Thanks for sharing. I will wait for your writing again.

Malcolm Kyle
January 29, 2015

All of these dangerous medications can be replaced with a far healthier alternative, marijuana.

Researchers have found that there are no differences between daily marijuana users and those using no marijuana in their use of the emergency room, in hospitalizations, medical diagnoses, or their health status.
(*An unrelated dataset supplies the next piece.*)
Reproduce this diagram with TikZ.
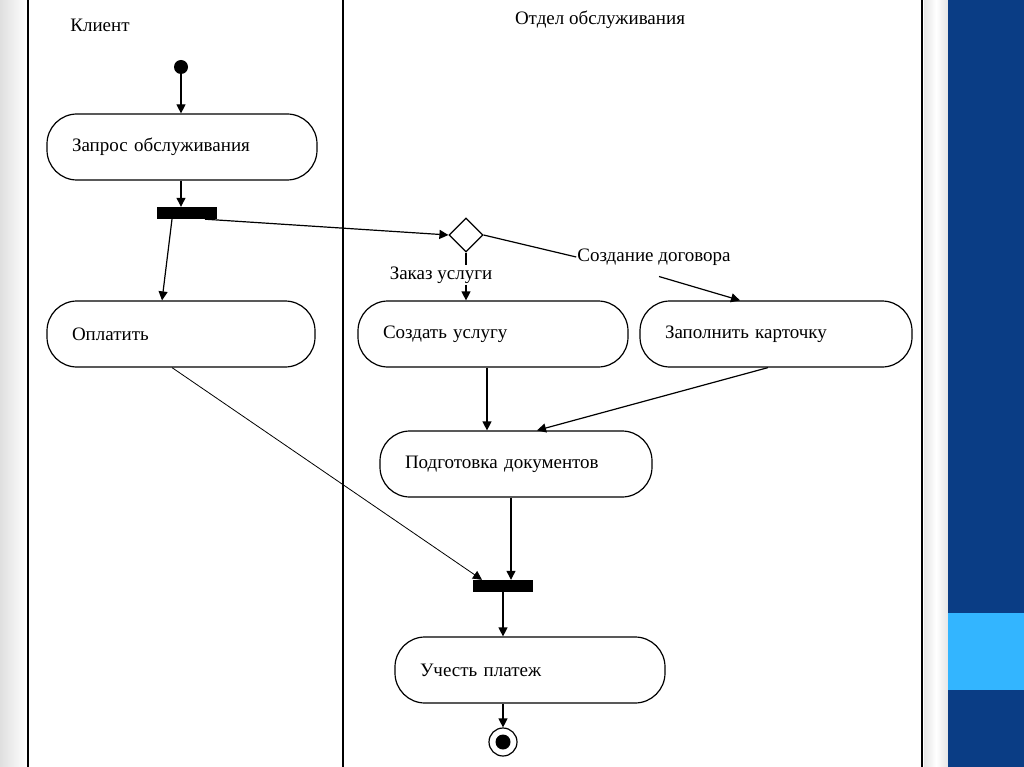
\documentclass[tikz,border=0pt]{standalone}
\usepackage{fontspec}
\setmainfont{Liberation Serif}
\usetikzlibrary{arrows.meta,shapes.geometric}
\definecolor{deepblue}{RGB}{10,61,133}
\definecolor{skyblue}{RGB}{51,181,255}

\begin{document}
\begin{tikzpicture}[x=1pt, y=-1pt,
    act/.style={draw, line width=1.2pt, rounded corners=30pt, minimum height=66pt,
        text width=#1, align=left, inner xsep=25pt},
    bar/.style={fill=black, minimum width=60pt, minimum height=12pt, inner sep=0pt},
    flow/.style={-{Triangle[length=9pt,width=9pt]}, line width=1.2pt},
    lane/.style={line width=2.5pt},
    font=\fontsize{19}{22}\selectfont]
    \useasboundingbox (0,0) rectangle (1024,767);
    \fill[white] (0,0) rectangle (1024,767);
    \shade[left color=gray!25, right color=white] (0,0) rectangle (27,767);
    \shade[left color=gray!20, right color=gray!20, middle color=white] (924,0) rectangle (948,767);
    \fill[deepblue] (948,0) rectangle (1024,767);
    \fill[skyblue] (948,613) rectangle (1024,690);

    \draw[lane] (28,0) -- (28,767);
    \draw[lane] (343,0) -- (343,767);
    \draw[lane] (922,0) -- (922,767);

    \node (client) at (100,25) {Клиент};
    \node (dept) at (600,20) {Отдел обслуживания};

    \node[circle, fill, inner sep=0pt, minimum size=14pt] (start) at (181,67) {};
    \node[act=220pt] (req) at (182,147) {Запрос обслуживания};
    \node[bar] (fork) at (187,213) {};
    \node[act=218pt] (pay) at (181,334) {Оплатить};
    \node[diamond, draw, line width=1.2pt, minimum size=34pt, inner sep=0pt] (dec) at (466,235) {};
    \node[inner sep=1pt] (lblA) at (441,275) {Заказ услуги};
    \node[inner sep=1pt] (lblB) at (654,257) {Создание договора};
    \node[act=220pt] (make) at (493,334) {Создать услугу};
    \node[act=222pt] (card) at (776,334) {Заполнить карточку};
    \node[act=222pt] (docs) at (516,464) {Подготовка документов};
    \node[bar] (join) at (503,586) {};
    \node[act=220pt] (acc) at (530,670) {Учесть платеж};
    \node[circle, draw, line width=1.2pt, minimum size=28pt] (stop) at (503,742) {};
    \node[circle, fill, inner sep=0pt, minimum size=15pt] (stopdot) at (stop) {};

    \draw[flow] (start) -- (start |- req.north);
    \draw[flow] (req.south -| start) -- (fork.north -| start);
    \draw[flow] ([xshift=-15pt]fork.south) -- ([xshift=-19pt]pay.north);
    \draw[flow] ([xshift=18pt]fork.south) -- (dec.west);
    \draw[line width=1.2pt] (dec.south) -- (lblA.north -| dec);
    \draw[flow] (lblA.south -| dec) -- (make.north -| dec);
    \draw[line width=1.2pt] (dec.east) -- (lblB.west);
    \draw[flow] ([xshift=5pt,yshift=-10pt]lblB.south) -- ([xshift=-36pt]card.north);
    \draw[flow] ([xshift=-6pt]make.south) -- ([xshift=-29pt]docs.north);
    \draw[flow] ([xshift=-8pt]card.south) -- ([xshift=21pt]docs.north);
    \draw[flow] ([xshift=-5pt]docs.south) -- ([xshift=8pt]join.north);
    \draw[flow, line width=0.8pt] ([xshift=-9pt]pay.south) -- ([xshift=-21pt]join.north);
    \draw[flow] (join.south) -- (acc.north -| join);
    \draw[flow] (acc.south -| stop) -- (stop.north);
\end{tikzpicture}
\end{document}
”Researchers from Boston Medical Center (BMC) and Boston University School of Medicine (BUSM) studied 589 adults who screened positive for drug use at a primary care visit. Those patients were asked about their drug use, their emergency room use and hospitalizations, and their overall health status. In addition, information about other medical diagnoses was obtained from their medical records. They found the vast majority of the study sample (84 percent) used marijuana, 25 percent used cocaine, 23 percent opioids and eight percent used other drugs; 58 percent reported using marijuana but no other drugs. They also found no differences between daily marijuana users and those using no marijuana in their use of the emergency room, in hospitalizations, medical diagnoses or their health status.”

February 21, 2015

Hi Malcolm. I don’t doubt that you have found an article supporting your use of marijuana and it may indeed have veracity. However, chronic smoking of marijuana can have detrimental effects on the lungs; and of course smoking it can make it difficult to control the dose. I know of anecdotal accounts of marijuana helping with insomnia but I’m not sure that has been proven and paranoia is a known side effect which would, of course, inhibit sleep. I’m all for the drug being legal, but we need more data.

Commenting has been closed for this post.